Work required:
Set the listing down again exactly, please, apart from its pictures.

Dataset section:
───

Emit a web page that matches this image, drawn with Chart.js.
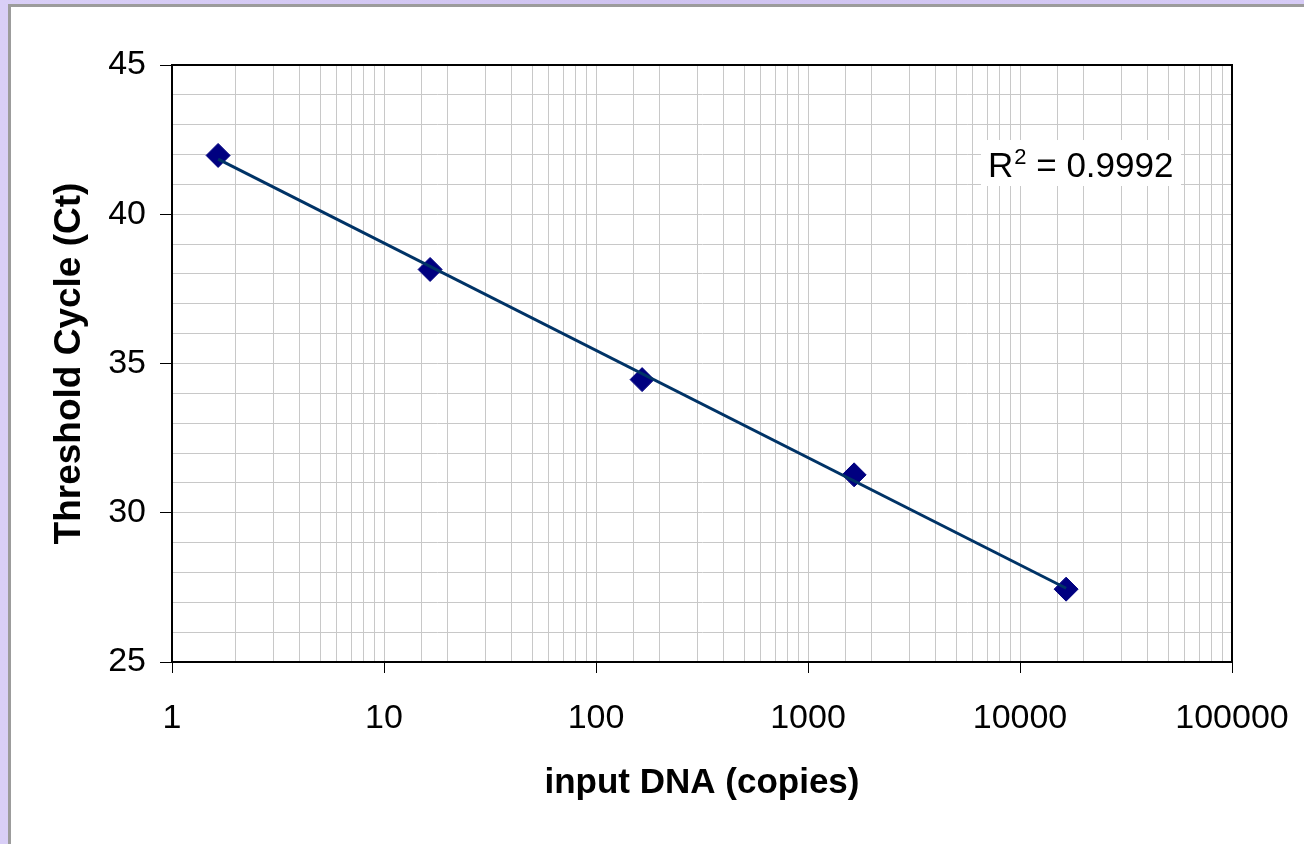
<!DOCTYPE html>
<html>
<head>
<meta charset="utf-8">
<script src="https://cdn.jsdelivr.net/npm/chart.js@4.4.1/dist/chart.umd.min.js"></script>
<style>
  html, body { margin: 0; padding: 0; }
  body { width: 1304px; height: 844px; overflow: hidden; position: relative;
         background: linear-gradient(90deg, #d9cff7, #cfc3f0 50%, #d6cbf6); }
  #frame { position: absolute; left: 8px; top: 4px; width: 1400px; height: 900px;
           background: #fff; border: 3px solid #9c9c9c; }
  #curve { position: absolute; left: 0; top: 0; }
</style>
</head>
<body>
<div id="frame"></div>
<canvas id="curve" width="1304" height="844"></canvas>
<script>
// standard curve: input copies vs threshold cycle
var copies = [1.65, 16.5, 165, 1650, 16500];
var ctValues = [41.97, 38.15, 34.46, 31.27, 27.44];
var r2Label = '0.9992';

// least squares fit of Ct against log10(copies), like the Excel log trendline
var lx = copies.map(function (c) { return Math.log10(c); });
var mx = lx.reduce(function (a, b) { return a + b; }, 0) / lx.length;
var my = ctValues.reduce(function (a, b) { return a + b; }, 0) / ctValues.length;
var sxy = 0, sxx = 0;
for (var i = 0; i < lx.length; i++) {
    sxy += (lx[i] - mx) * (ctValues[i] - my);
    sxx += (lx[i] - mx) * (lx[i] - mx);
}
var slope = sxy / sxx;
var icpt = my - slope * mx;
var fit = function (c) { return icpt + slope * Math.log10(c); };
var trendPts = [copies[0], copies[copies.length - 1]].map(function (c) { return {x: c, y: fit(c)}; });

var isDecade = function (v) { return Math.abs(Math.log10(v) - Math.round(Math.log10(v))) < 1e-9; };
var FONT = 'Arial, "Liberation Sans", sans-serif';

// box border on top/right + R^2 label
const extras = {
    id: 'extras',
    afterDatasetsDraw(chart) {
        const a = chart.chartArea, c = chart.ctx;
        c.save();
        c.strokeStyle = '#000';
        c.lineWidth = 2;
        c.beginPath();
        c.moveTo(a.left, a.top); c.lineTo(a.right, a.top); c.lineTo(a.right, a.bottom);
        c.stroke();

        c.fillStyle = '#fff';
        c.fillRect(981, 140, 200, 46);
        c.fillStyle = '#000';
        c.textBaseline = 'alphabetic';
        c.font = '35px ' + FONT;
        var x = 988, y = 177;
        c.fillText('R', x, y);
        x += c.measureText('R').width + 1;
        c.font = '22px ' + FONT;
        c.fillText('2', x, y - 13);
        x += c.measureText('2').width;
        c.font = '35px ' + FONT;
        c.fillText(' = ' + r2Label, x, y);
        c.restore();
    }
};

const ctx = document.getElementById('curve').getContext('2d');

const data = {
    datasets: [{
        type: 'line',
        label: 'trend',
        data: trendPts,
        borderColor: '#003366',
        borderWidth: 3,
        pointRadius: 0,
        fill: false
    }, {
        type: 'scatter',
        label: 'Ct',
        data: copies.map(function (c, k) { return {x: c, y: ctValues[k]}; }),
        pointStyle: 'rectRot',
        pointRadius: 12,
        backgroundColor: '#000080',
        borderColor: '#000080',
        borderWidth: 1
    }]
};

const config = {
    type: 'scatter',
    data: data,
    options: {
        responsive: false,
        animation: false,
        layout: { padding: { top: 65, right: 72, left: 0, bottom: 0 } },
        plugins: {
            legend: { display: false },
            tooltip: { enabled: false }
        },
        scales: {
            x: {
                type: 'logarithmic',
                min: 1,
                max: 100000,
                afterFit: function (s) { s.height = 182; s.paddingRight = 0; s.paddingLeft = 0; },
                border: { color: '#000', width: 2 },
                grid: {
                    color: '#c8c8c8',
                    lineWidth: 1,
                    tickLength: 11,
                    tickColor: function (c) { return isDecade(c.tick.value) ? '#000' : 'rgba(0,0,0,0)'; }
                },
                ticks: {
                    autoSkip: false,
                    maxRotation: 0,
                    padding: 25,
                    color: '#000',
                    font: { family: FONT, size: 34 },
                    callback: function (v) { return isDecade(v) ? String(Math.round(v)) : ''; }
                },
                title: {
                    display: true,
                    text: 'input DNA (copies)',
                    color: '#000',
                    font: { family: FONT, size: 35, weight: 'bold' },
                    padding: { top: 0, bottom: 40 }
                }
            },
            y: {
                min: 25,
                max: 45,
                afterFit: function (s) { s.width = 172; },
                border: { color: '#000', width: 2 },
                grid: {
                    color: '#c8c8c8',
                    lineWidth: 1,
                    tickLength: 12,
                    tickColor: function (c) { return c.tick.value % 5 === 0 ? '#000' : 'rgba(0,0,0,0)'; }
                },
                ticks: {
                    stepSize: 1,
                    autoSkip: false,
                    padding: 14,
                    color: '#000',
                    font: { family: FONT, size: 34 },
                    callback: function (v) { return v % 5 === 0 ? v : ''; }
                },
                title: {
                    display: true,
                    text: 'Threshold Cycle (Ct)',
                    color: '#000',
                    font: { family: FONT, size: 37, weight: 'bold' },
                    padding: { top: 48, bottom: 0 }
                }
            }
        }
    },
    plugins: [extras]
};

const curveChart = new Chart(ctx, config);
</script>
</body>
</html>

───

Answer for the task:
Emit a web page that matches this image, drawn with Chart.js.
<!DOCTYPE html>
<html>
<head>
<meta charset="utf-8">
<script src="https://cdn.jsdelivr.net/npm/chart.js@4.4.1/dist/chart.umd.min.js"></script>
<style>
  html, body { margin: 0; padding: 0; }
  body { width: 1304px; height: 844px; overflow: hidden; position: relative;
         background: linear-gradient(90deg, #d9cff7, #cfc3f0 50%, #d6cbf6); }
  #frame { position: absolute; left: 8px; top: 4px; width: 1400px; height: 900px;
           background: #fff; border: 3px solid #9c9c9c; }
  #curve { position: absolute; left: 0; top: 0; }
</style>
</head>
<body>
<div id="frame"></div>
<canvas id="curve" width="1304" height="844"></canvas>
<script>
// standard curve: input copies vs threshold cycle
var copies = [1.65, 16.5, 165, 1650, 16500];
var ctValues = [41.97, 38.15, 34.46, 31.27, 27.44];
var r2Label = '0.9992';

// least squares fit of Ct against log10(copies), like the Excel log trendline
var lx = copies.map(function (c) { return Math.log10(c); });
var mx = lx.reduce(function (a, b) { return a + b; }, 0) / lx.length;
var my = ctValues.reduce(function (a, b) { return a + b; }, 0) / ctValues.length;
var sxy = 0, sxx = 0;
for (var i = 0; i < lx.length; i++) {
    sxy += (lx[i] - mx) * (ctValues[i] - my);
    sxx += (lx[i] - mx) * (lx[i] - mx);
}
var slope = sxy / sxx;
var icpt = my - slope * mx;
var fit = function (c) { return icpt + slope * Math.log10(c); };
var trendPts = [copies[0], copies[copies.length - 1]].map(function (c) { return {x: c, y: fit(c)}; });

var isDecade = function (v) { return Math.abs(Math.log10(v) - Math.round(Math.log10(v))) < 1e-9; };
var FONT = 'Arial, "Liberation Sans", sans-serif';

// box border on top/right + R^2 label
const extras = {
    id: 'extras',
    afterDatasetsDraw(chart) {
        const a = chart.chartArea, c = chart.ctx;
        c.save();
        c.strokeStyle = '#000';
        c.lineWidth = 2;
        c.beginPath();
        c.moveTo(a.left, a.top); c.lineTo(a.right, a.top); c.lineTo(a.right, a.bottom);
        c.stroke();

        c.fillStyle = '#fff';
        c.fillRect(981, 140, 200, 46);
        c.fillStyle = '#000';
        c.textBaseline = 'alphabetic';
        c.font = '35px ' + FONT;
        var x = 988, y = 177;
        c.fillText('R', x, y);
        x += c.measureText('R').width + 1;
        c.font = '22px ' + FONT;
        c.fillText('2', x, y - 13);
        x += c.measureText('2').width;
        c.font = '35px ' + FONT;
        c.fillText(' = ' + r2Label, x, y);
        c.restore();
    }
};

const ctx = document.getElementById('curve').getContext('2d');

const data = {
    datasets: [{
        type: 'line',
        label: 'trend',
        data: trendPts,
        borderColor: '#003366',
        borderWidth: 3,
        pointRadius: 0,
        fill: false
    }, {
        type: 'scatter',
        label: 'Ct',
        data: copies.map(function (c, k) { return {x: c, y: ctValues[k]}; }),
        pointStyle: 'rectRot',
        pointRadius: 12,
        backgroundColor: '#000080',
        borderColor: '#000080',
        borderWidth: 1
    }]
};

const config = {
    type: 'scatter',
    data: data,
    options: {
        responsive: false,
        animation: false,
        layout: { padding: { top: 65, right: 72, left: 0, bottom: 0 } },
        plugins: {
            legend: { display: false },
            tooltip: { enabled: false }
        },
        scales: {
            x: {
                type: 'logarithmic',
                min: 1,
                max: 100000,
                afterFit: function (s) { s.height = 182; s.paddingRight = 0; s.paddingLeft = 0; },
                border: { color: '#000', width: 2 },
                grid: {
                    color: '#c8c8c8',
                    lineWidth: 1,
                    tickLength: 11,
                    tickColor: function (c) { return isDecade(c.tick.value) ? '#000' : 'rgba(0,0,0,0)'; }
                },
                ticks: {
                    autoSkip: false,
                    maxRotation: 0,
                    padding: 25,
                    color: '#000',
                    font: { family: FONT, size: 34 },
                    callback: function (v) { return isDecade(v) ? String(Math.round(v)) : ''; }
                },
                title: {
                    display: true,
                    text: 'input DNA (copies)',
                    color: '#000',
                    font: { family: FONT, size: 35, weight: 'bold' },
                    padding: { top: 0, bottom: 40 }
                }
            },
            y: {
                min: 25,
                max: 45,
                afterFit: function (s) { s.width = 172; },
                border: { color: '#000', width: 2 },
                grid: {
                    color: '#c8c8c8',
                    lineWidth: 1,
                    tickLength: 12,
                    tickColor: function (c) { return c.tick.value % 5 === 0 ? '#000' : 'rgba(0,0,0,0)'; }
                },
                ticks: {
                    stepSize: 1,
                    autoSkip: false,
                    padding: 14,
                    color: '#000',
                    font: { family: FONT, size: 34 },
                    callback: function (v) { return v % 5 === 0 ? v : ''; }
                },
                title: {
                    display: true,
                    text: 'Threshold Cycle (Ct)',
                    color: '#000',
                    font: { family: FONT, size: 37, weight: 'bold' },
                    padding: { top: 48, bottom: 0 }
                }
            }
        }
    },
    plugins: [extras]
};

const curveChart = new Chart(ctx, config);
</script>
</body>
</html>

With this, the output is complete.